A: Do you have many customers who went to your father too?

V: They're mostly all dead. Let's see. I suppose about 10 of them. They're getting to the place where it's getting hard for them to get here.

A: Did you notice a difference when Jeffrey sold out in the early 70's?

V: For a while we thought we were employed by Jeffrey, we had so many of their employees. At one time, I'd say 50% of our customers worked at Jeffrey. And also the bakery, Wonder Bread. They had a thrift store, and you could go in and buy day old bread, right there at the factory on Warren.

A: Do you still get many folks who worked at Jeffrey?

V: Retirees. Nice people, good people, hard working people. We had a woman who lived upstairs here, she was the first tenant to move into this building when it was built, she was a secretary over there. She retired and went back to her hometown of Jackson, Ohio.

A: How are the apartments set up upstairs?

V: Efficiency apartments, very small kitchen, bathroom, one big room which was your living room and bedroom. I've only been up there one time, and I thought, if I ever have to live in a place like this ... because it was so small.
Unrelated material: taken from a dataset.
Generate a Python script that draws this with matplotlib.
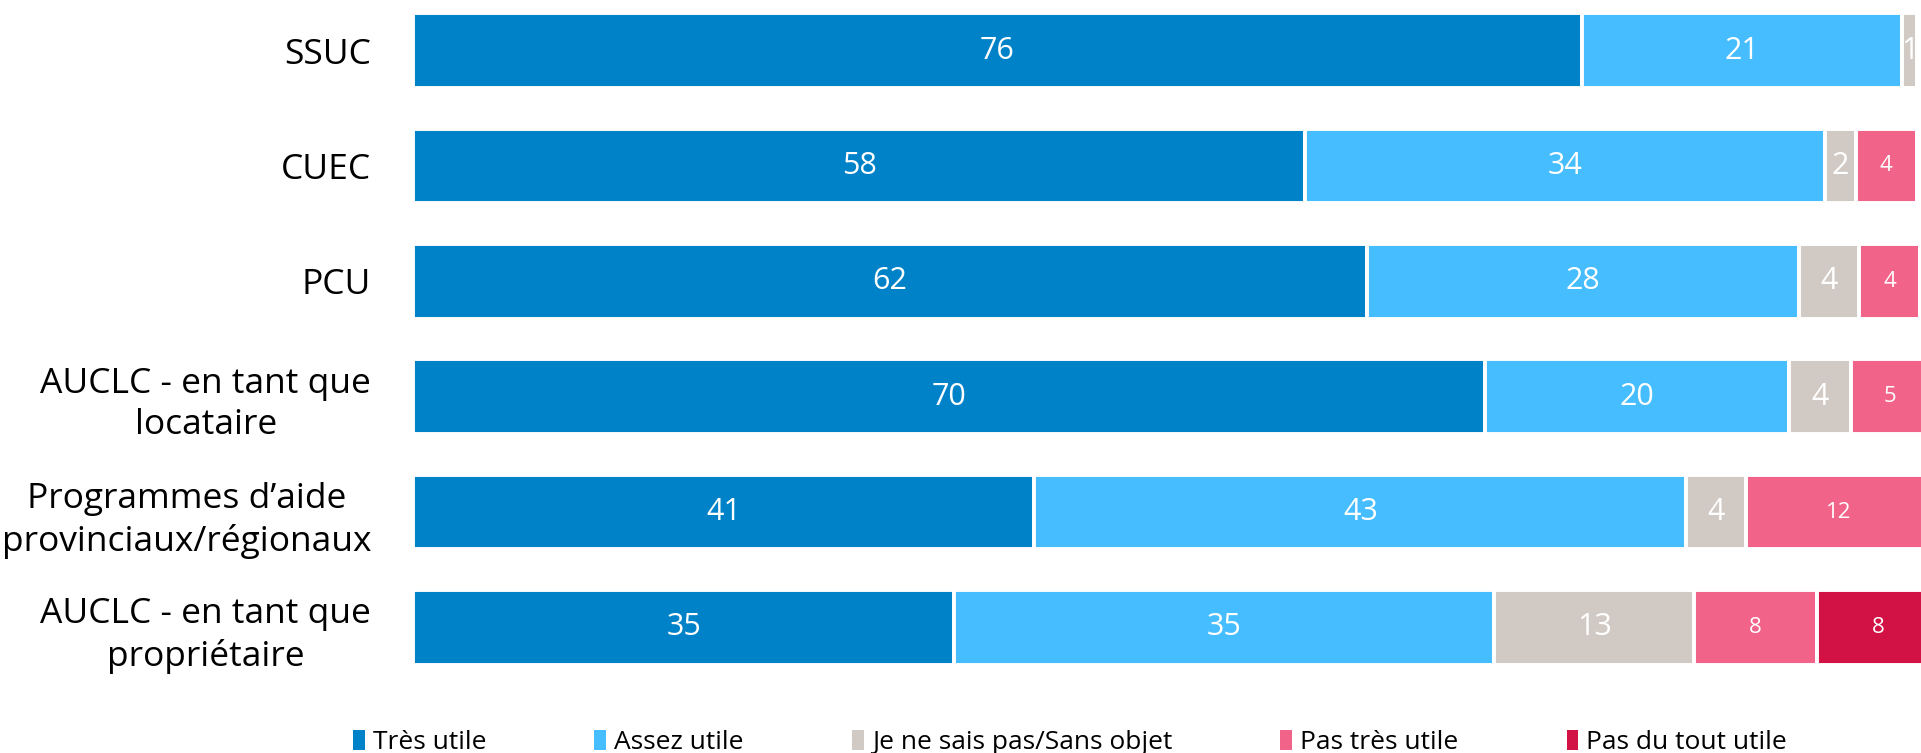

A: What neighborhoods have you lived in?

V: Oh, I've never lived in this neighborhood. We lived on the far west side and then I got married in 1950 and bought a house in Whitehall, one of those little prefab houses. Do you know where Holy Spirit Church is, at the corner of Yearling and Broad? At one time the Catholic church owned all that property behind there, and they put a lot of those prefab houses, without basements, on a concrete slab. From there, I moved to Courtright Road, I lived there 38 years. About 2 years ago we moved to Pataskala.

A: Where on the south side did you grow up?
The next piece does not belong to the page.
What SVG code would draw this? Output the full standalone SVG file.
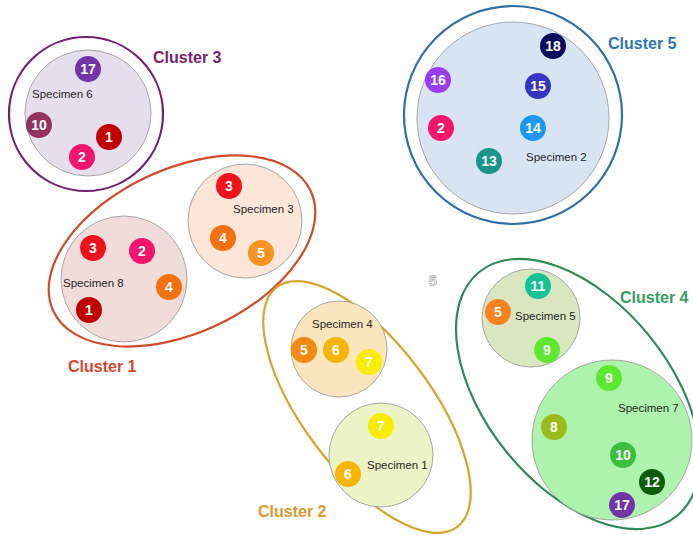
<svg xmlns="http://www.w3.org/2000/svg" width="693" height="535" viewBox="0 0 693 535">
<style>
.cl{fill:none;stroke-width:2.2}
.sp{stroke:#a6a6a6;stroke-width:1}
.sl{font-family:"Liberation Sans",Arial,sans-serif;font-size:11.5px;fill:#262626}
.ct{font-family:"Liberation Sans",Arial,sans-serif;font-size:16px;font-weight:bold}
.n text{font-family:"Liberation Sans",Arial,sans-serif;font-size:14px;font-weight:bold;fill:#fff;text-anchor:middle}
.n circle{r:13px}
.c1{fill:#c00000}.c2{fill:#f5136b}.c3{fill:#f2101a}.c4{fill:#f5700f}.c5{fill:#f7931e}
.c6{fill:#f7b400}.c7{fill:#f8ec00}.c8{fill:#9bbb1a}.c9{fill:#5de830}.c10{fill:#3cbf3c}
.c11{fill:#14c394}.c12{fill:#0a5c0a}.c13{fill:#17978a}.c14{fill:#1a98f5}.c15{fill:#3535c0}
.c16{fill:#9b3cf0}.c17{fill:#7334a8}.c18{fill:#0a0a5e}
</style>

<!-- Cluster 3 -->
<g id="cluster3">
  <circle class="cl" cx="86" cy="114" r="77" stroke="#70206e"/>
  <text class="ct" x="153" y="63" fill="#7a1f6f">Cluster 3</text>
  <g id="specimen6">
    <circle class="sp" cx="88" cy="113" r="63" fill="#e4deed"/>
    <text class="sl" x="32" y="98">Specimen 6</text>
    <g class="n" id="s6-17"><circle class="c17" cx="88" cy="69"/><text x="88" y="74">17</text></g>
    <g class="n" id="s6-10"><circle class="c10" cx="39" cy="125" style="fill:#93325e"/><text x="39" y="130">10</text></g>
    <g class="n" id="s6-1"><circle class="c1" cx="109" cy="137"/><text x="109" y="142">1</text></g>
    <g class="n" id="s6-2"><circle class="c2" cx="82" cy="157"/><text x="82" y="162">2</text></g>
  </g>
</g>

<!-- Cluster 1 -->
<g id="cluster1">
  <ellipse class="cl" cx="182" cy="251" rx="142" ry="82" transform="rotate(-25 182 251)" stroke="#d24a27"/>
  <text class="ct" x="68" y="372" fill="#d9472b">Cluster 1</text>
  <g id="specimen8">
    <circle class="sp" cx="124" cy="279" r="63" fill="#f0dcd9"/>
    <text class="sl" x="63" y="287">Specimen 8</text>
    <g class="n" id="s8-3"><circle class="c3" cx="93" cy="248"/><text x="93" y="253">3</text></g>
    <g class="n" id="s8-2"><circle class="c2" cx="142" cy="251"/><text x="142" y="256">2</text></g>
    <g class="n" id="s8-4"><circle class="c4" cx="169" cy="287"/><text x="169" y="292">4</text></g>
    <g class="n" id="s8-1"><circle class="c1" cx="89" cy="310"/><text x="89" y="315">1</text></g>
  </g>
  <g id="specimen3">
    <circle class="sp" cx="245" cy="221" r="57" fill="#fbe6d7"/>
    <text class="sl" x="233" y="213">Specimen 3</text>
    <g class="n" id="s3-3"><circle class="c3" cx="229" cy="186"/><text x="229" y="191">3</text></g>
    <g class="n" id="s3-4"><circle class="c4" cx="223" cy="238"/><text x="223" y="243">4</text></g>
    <g class="n" id="s3-5"><circle class="c5" cx="261" cy="253"/><text x="261" y="258">5</text></g>
  </g>
</g>

<!-- Cluster 5 -->
<g id="cluster5">
  <circle class="cl" cx="513" cy="115" r="109" stroke="#2e6fa6"/>
  <text class="ct" x="608" y="49" fill="#2e75b6">Cluster 5</text>
  <g id="specimen2">
    <circle class="sp" cx="513" cy="118" r="96" fill="#d9e4f2"/>
    <text class="sl" x="526" y="161">Specimen 2</text>
    <g class="n" id="s2-18"><circle class="c18" cx="553" cy="46"/><text x="553" y="51">18</text></g>
    <g class="n" id="s2-16"><circle class="c16" cx="438" cy="80"/><text x="438" y="85">16</text></g>
    <g class="n" id="s2-15"><circle class="c15" cx="538" cy="86"/><text x="538" y="91">15</text></g>
    <g class="n" id="s2-2"><circle class="c2" cx="441" cy="128"/><text x="441" y="133">2</text></g>
    <g class="n" id="s2-14"><circle class="c14" cx="533" cy="128"/><text x="533" y="133">14</text></g>
    <g class="n" id="s2-13"><circle class="c13" cx="489" cy="161"/><text x="489" y="166">13</text></g>
  </g>
</g>

<!-- Cluster 2 -->
<g id="cluster2">
  <ellipse class="cl" cx="367" cy="407" rx="150" ry="64" transform="rotate(53 367 407)" stroke="#d6a52a"/>
  <text class="ct" x="258" y="517" fill="#e6952a">Cluster 2</text>
  <g id="specimen4">
    <circle class="sp" cx="339" cy="349" r="48" fill="#fbe5bd"/>
    <text class="sl" x="312" y="328">Specimen 4</text>
    <g class="n" id="s4-5"><circle class="c5" cx="304" cy="350" style="fill:#f28a12"/><text x="304" y="355">5</text></g>
    <g class="n" id="s4-6"><circle class="c6" cx="336" cy="350"/><text x="336" y="355">6</text></g>
    <g class="n" id="s4-7"><circle class="c7" cx="369" cy="362"/><text x="369" y="367">7</text></g>
  </g>
  <g id="specimen1">
    <circle class="sp" cx="381" cy="455" r="52" fill="#ecf3c6"/>
    <text class="sl" x="367" y="469">Specimen 1</text>
    <g class="n" id="s1-7"><circle class="c7" cx="381" cy="426"/><text x="381" y="431">7</text></g>
    <g class="n" id="s1-6"><circle class="c6" cx="348" cy="474"/><text x="348" y="479">6</text></g>
  </g>
</g>

<!-- stray label -->
<text x="433" y="286" font-family="Liberation Sans,Arial,sans-serif" font-size="14" font-weight="bold" fill="#fff" stroke="#b0b0b0" stroke-width="0.8" text-anchor="middle">5</text>

<!-- Cluster 4 -->
<g id="cluster4">
  <ellipse class="cl" cx="578" cy="394" rx="157" ry="92" transform="rotate(51 578 394)" stroke="#2d8a57"/>
  <text class="ct" x="620" y="303" fill="#33a060">Cluster 4</text>
  <g id="specimen5">
    <circle class="sp" cx="531" cy="318" r="49" fill="#d9e6c0"/>
    <text class="sl" x="515" y="320">Specimen 5</text>
    <g class="n" id="s5-11"><circle class="c11" cx="538" cy="286"/><text x="538" y="291">11</text></g>
    <g class="n" id="s5-5"><circle class="c5" cx="498" cy="312" style="fill:#f7821e"/><text x="498" y="317">5</text></g>
    <g class="n" id="s5-9"><circle class="c9" cx="547" cy="350"/><text x="547" y="355">9</text></g>
  </g>
  <g id="specimen7">
    <circle class="sp" cx="612" cy="440" r="80" fill="#adf2ad"/>
    <text class="sl" x="618" y="412">Specimen 7</text>
    <g class="n" id="s7-9"><circle class="c9" cx="609" cy="378"/><text x="609" y="383">9</text></g>
    <g class="n" id="s7-8"><circle class="c8" cx="554" cy="427"/><text x="554" y="432">8</text></g>
    <g class="n" id="s7-10"><circle class="c10" cx="623" cy="455"/><text x="623" y="460">10</text></g>
    <g class="n" id="s7-12"><circle class="c12" cx="652" cy="482"/><text x="652" y="487">12</text></g>
    <g class="n" id="s7-17"><circle class="c17" cx="622" cy="505"/><text x="622" y="510">17</text></g>
  </g>
</g>
</svg>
V: On Kossuth and Bruck. I don't know if that's part of German Village today.

A: Did you have other contacts in this neighborhood?

V: We went to church over at 2d Avenue Presbyterian Church, at Highland. I think it's more of a mission church now. My parents were married in what they called the chapel, on Main Street near the armory, in that area. The man who was the minister there received a call to come up here and since my mother played the piano, he asked her to come up and play the piano, and that's how they got going here.